__Task directions__: Restate exactly the lines that run from the start of the records below to the line containing "const fmt = d", counting both ends, and nothing else; pictures stay out.

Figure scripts
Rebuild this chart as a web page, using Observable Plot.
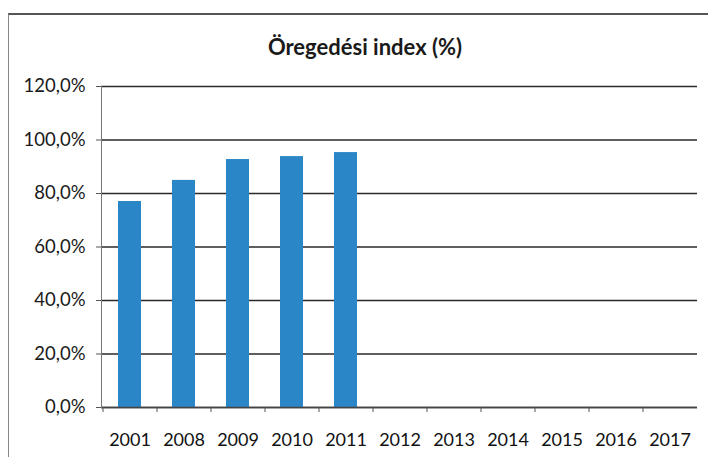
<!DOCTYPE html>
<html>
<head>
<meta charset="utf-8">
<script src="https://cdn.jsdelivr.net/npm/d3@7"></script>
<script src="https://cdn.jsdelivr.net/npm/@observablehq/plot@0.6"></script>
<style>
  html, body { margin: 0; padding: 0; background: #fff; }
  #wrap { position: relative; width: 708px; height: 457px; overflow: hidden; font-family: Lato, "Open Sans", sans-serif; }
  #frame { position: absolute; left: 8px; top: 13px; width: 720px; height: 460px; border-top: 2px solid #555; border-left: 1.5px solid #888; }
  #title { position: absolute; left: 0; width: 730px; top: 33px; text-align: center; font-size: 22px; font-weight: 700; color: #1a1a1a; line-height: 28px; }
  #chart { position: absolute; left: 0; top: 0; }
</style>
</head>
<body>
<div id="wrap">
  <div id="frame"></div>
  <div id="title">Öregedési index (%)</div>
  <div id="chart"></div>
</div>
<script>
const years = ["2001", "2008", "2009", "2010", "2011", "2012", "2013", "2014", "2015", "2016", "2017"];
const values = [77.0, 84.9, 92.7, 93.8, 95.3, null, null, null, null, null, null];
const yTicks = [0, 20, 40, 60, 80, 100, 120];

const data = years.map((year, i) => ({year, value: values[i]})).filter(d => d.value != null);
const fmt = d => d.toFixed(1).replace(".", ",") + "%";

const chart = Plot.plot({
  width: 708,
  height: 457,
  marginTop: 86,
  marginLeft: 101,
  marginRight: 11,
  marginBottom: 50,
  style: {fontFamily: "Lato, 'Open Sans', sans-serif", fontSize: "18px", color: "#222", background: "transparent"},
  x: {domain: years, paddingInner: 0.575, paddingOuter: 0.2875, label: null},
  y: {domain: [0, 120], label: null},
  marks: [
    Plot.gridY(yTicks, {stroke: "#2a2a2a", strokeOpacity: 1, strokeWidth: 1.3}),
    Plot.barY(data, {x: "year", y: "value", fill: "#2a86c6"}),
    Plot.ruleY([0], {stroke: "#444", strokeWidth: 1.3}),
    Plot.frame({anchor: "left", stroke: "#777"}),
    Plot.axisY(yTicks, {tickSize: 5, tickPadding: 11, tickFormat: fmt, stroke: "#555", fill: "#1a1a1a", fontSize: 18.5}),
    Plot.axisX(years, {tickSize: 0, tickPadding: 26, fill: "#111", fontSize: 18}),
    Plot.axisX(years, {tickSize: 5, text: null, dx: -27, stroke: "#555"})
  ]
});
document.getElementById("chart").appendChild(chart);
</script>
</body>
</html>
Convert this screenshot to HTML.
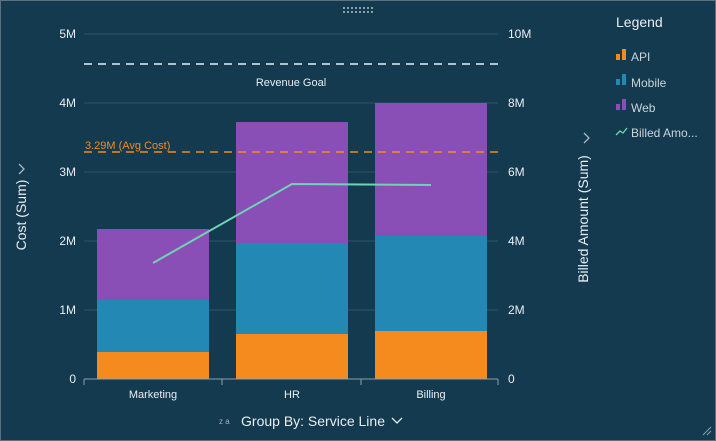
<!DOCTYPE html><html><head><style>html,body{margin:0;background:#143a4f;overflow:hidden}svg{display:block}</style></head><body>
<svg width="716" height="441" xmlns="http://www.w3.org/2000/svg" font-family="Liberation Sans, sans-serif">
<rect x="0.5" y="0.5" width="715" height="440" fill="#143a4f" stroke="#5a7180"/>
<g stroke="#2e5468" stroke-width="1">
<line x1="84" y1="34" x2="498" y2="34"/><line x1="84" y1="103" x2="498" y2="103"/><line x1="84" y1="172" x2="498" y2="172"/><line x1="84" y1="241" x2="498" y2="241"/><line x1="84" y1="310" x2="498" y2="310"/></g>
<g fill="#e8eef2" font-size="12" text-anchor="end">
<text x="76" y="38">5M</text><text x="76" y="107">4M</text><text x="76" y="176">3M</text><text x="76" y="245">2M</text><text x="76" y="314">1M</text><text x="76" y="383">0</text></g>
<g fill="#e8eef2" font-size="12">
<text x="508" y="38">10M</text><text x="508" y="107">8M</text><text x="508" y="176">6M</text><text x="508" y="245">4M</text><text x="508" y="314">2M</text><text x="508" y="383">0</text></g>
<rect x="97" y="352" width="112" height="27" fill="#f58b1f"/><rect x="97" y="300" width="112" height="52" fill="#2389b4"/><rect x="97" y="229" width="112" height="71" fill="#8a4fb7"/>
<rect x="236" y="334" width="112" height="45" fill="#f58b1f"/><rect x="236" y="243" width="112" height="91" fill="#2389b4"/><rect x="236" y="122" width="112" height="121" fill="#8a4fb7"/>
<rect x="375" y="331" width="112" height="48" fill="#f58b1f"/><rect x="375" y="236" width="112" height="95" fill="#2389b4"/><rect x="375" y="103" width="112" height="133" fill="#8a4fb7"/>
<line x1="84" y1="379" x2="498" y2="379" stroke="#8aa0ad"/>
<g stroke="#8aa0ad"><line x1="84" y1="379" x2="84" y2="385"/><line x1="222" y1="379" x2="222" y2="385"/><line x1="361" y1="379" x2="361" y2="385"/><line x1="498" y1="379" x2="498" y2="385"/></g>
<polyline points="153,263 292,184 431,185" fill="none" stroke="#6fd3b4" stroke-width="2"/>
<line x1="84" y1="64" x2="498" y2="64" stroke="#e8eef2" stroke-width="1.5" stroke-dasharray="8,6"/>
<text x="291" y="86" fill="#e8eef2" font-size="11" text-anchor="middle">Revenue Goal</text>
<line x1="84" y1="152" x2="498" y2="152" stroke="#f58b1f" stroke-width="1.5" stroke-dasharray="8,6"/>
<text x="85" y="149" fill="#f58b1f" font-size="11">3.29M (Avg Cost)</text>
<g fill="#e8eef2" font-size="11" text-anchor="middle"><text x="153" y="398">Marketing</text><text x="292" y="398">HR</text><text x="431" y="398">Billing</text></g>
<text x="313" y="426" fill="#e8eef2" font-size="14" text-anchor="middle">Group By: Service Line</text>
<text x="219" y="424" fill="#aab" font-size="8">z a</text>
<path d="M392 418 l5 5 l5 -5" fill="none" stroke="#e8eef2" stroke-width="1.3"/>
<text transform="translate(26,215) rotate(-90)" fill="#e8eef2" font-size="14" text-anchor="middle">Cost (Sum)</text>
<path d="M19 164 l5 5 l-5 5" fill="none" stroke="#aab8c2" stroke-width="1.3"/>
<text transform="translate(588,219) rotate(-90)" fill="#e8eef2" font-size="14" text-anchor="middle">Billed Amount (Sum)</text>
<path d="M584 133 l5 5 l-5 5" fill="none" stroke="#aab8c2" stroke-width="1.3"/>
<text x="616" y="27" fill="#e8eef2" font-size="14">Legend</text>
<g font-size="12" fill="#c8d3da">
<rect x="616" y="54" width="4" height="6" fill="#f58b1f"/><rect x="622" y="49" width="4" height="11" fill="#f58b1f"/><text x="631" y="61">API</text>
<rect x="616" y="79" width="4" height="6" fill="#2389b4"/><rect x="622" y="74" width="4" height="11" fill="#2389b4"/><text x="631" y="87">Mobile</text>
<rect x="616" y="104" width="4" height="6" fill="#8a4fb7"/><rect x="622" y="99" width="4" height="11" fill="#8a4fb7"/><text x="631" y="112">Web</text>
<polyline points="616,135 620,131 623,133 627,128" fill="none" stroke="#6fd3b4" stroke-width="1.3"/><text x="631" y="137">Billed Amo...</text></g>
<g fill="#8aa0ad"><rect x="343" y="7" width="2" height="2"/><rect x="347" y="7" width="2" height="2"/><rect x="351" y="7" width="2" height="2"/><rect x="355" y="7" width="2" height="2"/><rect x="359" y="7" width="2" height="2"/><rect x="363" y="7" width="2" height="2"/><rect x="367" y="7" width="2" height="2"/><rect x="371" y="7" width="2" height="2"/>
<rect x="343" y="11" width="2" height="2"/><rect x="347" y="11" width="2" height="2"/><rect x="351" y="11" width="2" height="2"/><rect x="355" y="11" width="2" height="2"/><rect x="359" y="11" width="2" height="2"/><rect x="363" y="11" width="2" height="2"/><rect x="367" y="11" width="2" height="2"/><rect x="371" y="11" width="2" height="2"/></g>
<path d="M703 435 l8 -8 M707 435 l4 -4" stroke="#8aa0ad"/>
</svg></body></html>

__Result of the exercise__:
Rebuild this chart as a web page, using Observable Plot.
<!DOCTYPE html>
<html>
<head>
<meta charset="utf-8">
<script src="https://cdn.jsdelivr.net/npm/d3@7"></script>
<script src="https://cdn.jsdelivr.net/npm/@observablehq/plot@0.6"></script>
<style>
  html, body { margin: 0; padding: 0; background: #fff; }
  #wrap { position: relative; width: 708px; height: 457px; overflow: hidden; font-family: Lato, "Open Sans", sans-serif; }
  #frame { position: absolute; left: 8px; top: 13px; width: 720px; height: 460px; border-top: 2px solid #555; border-left: 1.5px solid #888; }
  #title { position: absolute; left: 0; width: 730px; top: 33px; text-align: center; font-size: 22px; font-weight: 700; color: #1a1a1a; line-height: 28px; }
  #chart { position: absolute; left: 0; top: 0; }
</style>
</head>
<body>
<div id="wrap">
  <div id="frame"></div>
  <div id="title">Öregedési index (%)</div>
  <div id="chart"></div>
</div>
<script>
const years = ["2001", "2008", "2009", "2010", "2011", "2012", "2013", "2014", "2015", "2016", "2017"];
const values = [77.0, 84.9, 92.7, 93.8, 95.3, null, null, null, null, null, null];
const yTicks = [0, 20, 40, 60, 80, 100, 120];

const data = years.map((year, i) => ({year, value: values[i]})).filter(d => d.value != null);
const fmt = d => d.toFixed(1).replace(".", ",") + "%";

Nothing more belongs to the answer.